[X-Unix] /dev basics

Kuestner, Bjoern Bjoern.Kuestner at drkw.com
Tue May 10 05:15:20 PDT 2005


> accessing /dev from the CLI is a very common occurance in the 
> *nix world.  Formatting hard drives and accessing USB/serial ports are 
> just a couple examples of direct access, via CLI, to the /dev tree.  
> Sure, you can use the GUI tools apple provides to format hard drives, 
> but I've grown accustomed to the CLI at this point and can perform most > task much quicker than trying to poke around with a GUI.

Now that sounds interesting.

I remember back in the not-so-good ole days I hosed my iBook with 10.0.
Nothing worked! Nothing. After a kernel panic I could not even boot back
into OS 9. I could get into single-user mode for 10.0 though.
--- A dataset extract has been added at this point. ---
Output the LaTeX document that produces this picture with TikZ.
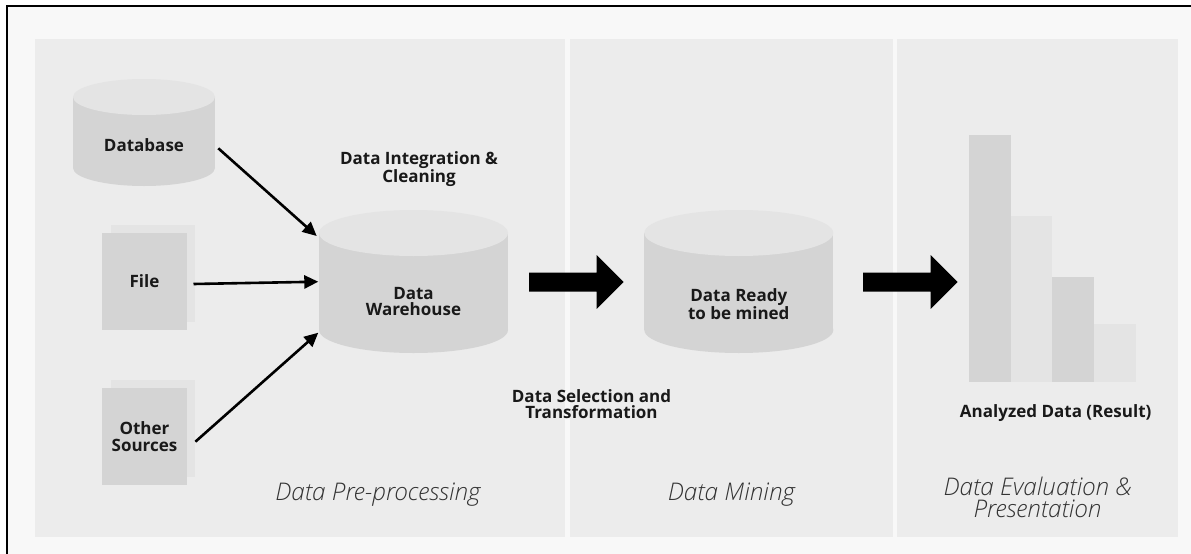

I noticed that some of the partitions wouldn't mount. So I started looking
at the file system utils beyond fsck and reading up man pages all on a
broken OS install. A friend of mine, long-year Solaris admin and recent OS X
user at the time, and I were actually getting to the point where we could
"fix partitions" and got some steps further. We didn't fully recover the
iBook though. So we dropped back and pressed Escape, i. e. reformat and
reinstall and recover from backup.

I wonder if I had known more about /dev if there would have been (or would
be now) a less radical way to fix things. 

Eric, what do you find useful CLI tools on OS X in this context?